In 2005, after close to a decade of leadership on an extraordinary array of high-profile civil rights cases, West-Faulcon departed LDF to teach Constitutional Law at Loyola Law School in Los Angeles where she was honored with the endowed James P. Bradley Chair in Constitutional Law in 2011. West-Faulcon’s research on law and intelligence testing bridges social science and law by examining the legal implications of modern social science research in psychometrics and industrial-organizational psychology, theories of intelligence and merit in employee and student selection, and innovations in the development of more predictive and less racially exclusionary student and employee standardized tests to offer new legal insights.

Among the women featured in the Los Angeles Simon Wiesenthal Museum of Tolerance “Freedom’s Sisters” Exhibit as a “Southern California Freedom’s Sister” in 2011, West-Faulcon’s significant accomplishments have also been praised in the company of other successful lawyers and professionals.  In addition to her selection as a “Southern California Super Lawyer” in 2004, 2005, and 2006 and a “Rising Star Lawyer Under 40” in 2004 by Los Angeles Magazine, she was recognized in the 1999 millennial issue of Ebony magazine as one of Ebony’s “Ten for Tomorrow” (along with Serena Williams, Sean Combs, Chris Rock, Tiger Woods, and U.S. Senator Raphael Warnock) “who will almost certainly redefine their fields in the next millennium.”   In 2012 and 2015, West-Faulcon solo-authored amicus curiae briefs filed in the United States Supreme Court based her expertise relevant to the two iterations of a lawsuit of a rejected Caucasian applicant who alleged that her denial of admission to the University of Texas at Austin constituted racial discrimination (Fisher I and Fisher II).  West-Faulcon has been featured, quoted, and interviewed extensively by national media such as CNN, The New York Times, The Los Angeles Times, The Chronicle of Higher Education, and NPR.  Her legal commentaries have been published in various national media outlets including The Los Angeles Times, The Grio, The Huffington Post, and ScotusBlog.

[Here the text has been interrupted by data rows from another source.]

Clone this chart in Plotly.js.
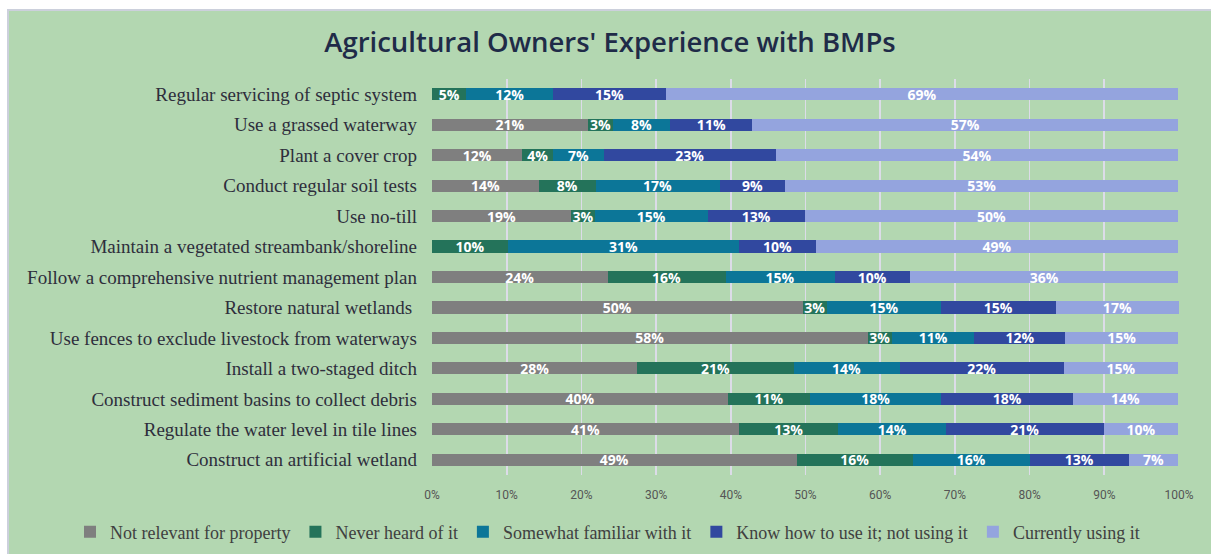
<!DOCTYPE html>
<html>
<head>
<meta charset="utf-8">
<script src="https://cdn.plot.ly/plotly-3.0.1.min.js"></script>
<style>
  html, body { margin: 0; padding: 0; background: #ffffff; width: 1211px; height: 554px; overflow: hidden; }
  #frame { position: absolute; left: 7px; top: 9px; width: 1204px; height: 545px; border-left: 2px solid #ccd0dc; border-top: 2px solid #ccd0dc; box-sizing: border-box; background: #b3d7b1; }
  #chart { position: absolute; left: 0; top: 0; width: 1202px; height: 543px; }
</style>
</head>
<body>
<div id="frame"><div id="chart"></div></div>
<script>
// Categories, top to bottom
const categories = [
  "Regular servicing of septic system",
  "Use a grassed waterway",
  "Plant a cover crop",
  "Conduct regular soil tests",
  "Use no-till",
  "Maintain a vegetated streambank/shoreline",
  "Follow a comprehensive nutrient management plan",
  "Restore natural wetlands ",
  "Use fences to exclude livestock from waterways",
  "Install a two-staged ditch",
  "Construct sediment basins to collect debris",
  "Regulate the water level in tile lines",
  "Construct an artificial wetland"
];

const seriesNames = [
  "Not relevant for property",
  "Never heard of it",
  "Somewhat familiar with it",
  "Know how to use it; not using it",
  "Currently using it"
];

// Percent values, same order as categories
const notRelevant   = [0,    20.9, 12.1, 14.3, 18.6, 0,    23.5, 49.6, 58.3, 27.5, 39.6, 41.1, 48.8];
const neverHeard    = [4.6,  3.3,  4.1,  7.6,  3.2,  10.2, 15.8, 3.3,  3.3,  20.9, 11.0, 13.3, 15.6];
const somewhatFam   = [11.6, 7.7,  6.8,  16.6, 15.1, 30.9, 14.6, 15.2, 11.0, 14.2, 17.6, 14.4, 15.6];
const knowNotUsing  = [15.1, 11.0, 23.0, 8.8,  13.0, 10.3, 10.1, 15.4, 12.2, 22.0, 17.6, 21.1, 13.3];
const currentlyUsing= [68.6, 57.0, 53.9, 52.6, 50.0, 48.5, 35.9, 16.5, 15.1, 15.3, 14.1, 10.0, 6.6];

const tickVals = [0, 10, 20, 30, 40, 50, 60, 70, 80, 90, 100];
const tickText = ["0%", "10%", "20%", "30%", "40%", "50%", "60%", "70%", "80%", "90%", "100%"];

const colors = ["#7f7f7f", "#24735a", "#0c7698", "#31489f", "#94a4de"];
const seriesValues = [notRelevant, neverHeard, somewhatFam, knowNotUsing, currentlyUsing];

const traces = seriesValues.map((vals, i) => ({
  type: "bar",
  orientation: "h",
  name: seriesNames[i],
  y: categories,
  x: vals,
  text: vals.map(v => v > 0 ? Math.round(v) + "%" : ""),
  textposition: "inside",
  insidetextanchor: "middle",
  constraintext: "none",
  textangle: 0,
  textfont: { family: "Open Sans, sans-serif", size: 14, color: "#ffffff", weight: 700 },
  marker: { color: colors[i], line: { width: 0 } },
  hoverinfo: "skip",
  cliponaxis: false
}));

const layout = {
  width: 1202,
  height: 543,
  paper_bgcolor: "#b3d7b1",
  plot_bgcolor: "#b3d7b1",
  barmode: "stack",
  bargap: 0.6,
  margin: { l: 423, r: 32, t: 68, b: 79, autoexpand: false },
  title: {
    text: "Agricultural Owners' Experience with BMPs",
    font: { family: "Open Sans, sans-serif", size: 27.5, color: "#1f2b48", weight: 600 },
    x: 0.5, xanchor: "center", xref: "container",
    y: 1 - 31 / 543, yanchor: "middle", yref: "container"
  },
  xaxis: {
    range: [0, 100],
    tickvals: tickVals,
    ticktext: tickText,
    showgrid: true,
    gridcolor: "#dcdce8",
    gridwidth: 1.8,
    zeroline: false,
    showline: false,
    ticks: "",
    ticklabelstandoff: 11,
    tickfont: { family: "Roboto, sans-serif", size: 12, color: "#555555" },
    fixedrange: true,
    automargin: false
  },
  yaxis: {
    type: "category",
    categoryorder: "array",
    categoryarray: categories,
    autorange: "reversed",
    showgrid: false,
    zeroline: false,
    showline: false,
    ticks: "",
    ticklabelstandoff: 14,
    tickfont: { family: "Liberation Serif, serif", size: 19, color: "#2e2e3c" },
    fixedrange: true,
    automargin: false
  },
  showlegend: true,
  legend: {
    orientation: "h",
    x: (61 - 423) / 747, xanchor: "left", xref: "paper",
    y: -(521 - 464) / 396, yanchor: "middle", yref: "paper",
    traceorder: "normal",
    itemwidth: 30,
    font: { family: "Liberation Serif, serif", size: 18, color: "#404040" },
    bgcolor: "rgba(0,0,0,0)"
  }
};

Plotly.newPlot("chart", traces, layout, { displayModeBar: false, staticPlot: true });
</script>
</body>
</html>
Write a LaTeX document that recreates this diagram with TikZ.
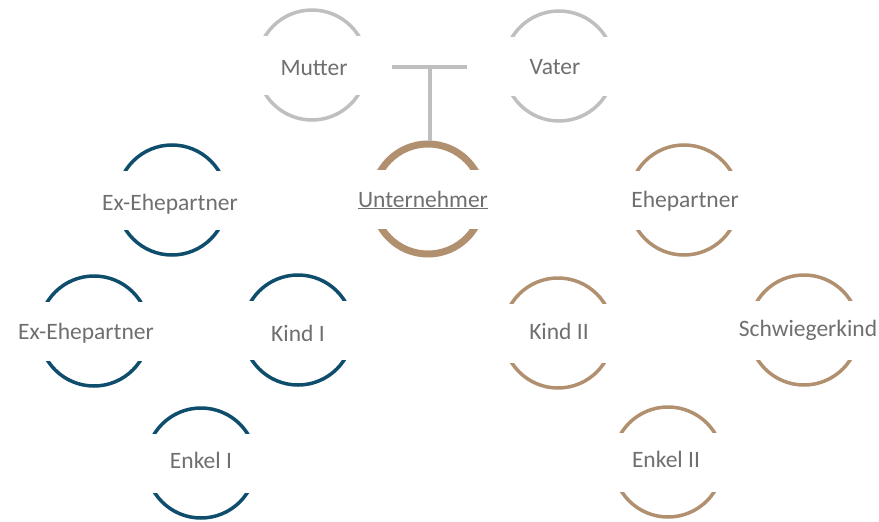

She is a member of the State Bars of New York and California. She has received additional bar admissions from the United States District Courts: Southern District of New York, Central District of California, Northern District of California; United States Courts of Appeal: First Circuit and Ninth Circuit; and the United States Supreme Court.

* Although established by the NAACP, the LDF has been a separate and independent entity since 1940. LDF's founder and first Director-Counsel was the late Supreme Court Justice Thurgood Marshall.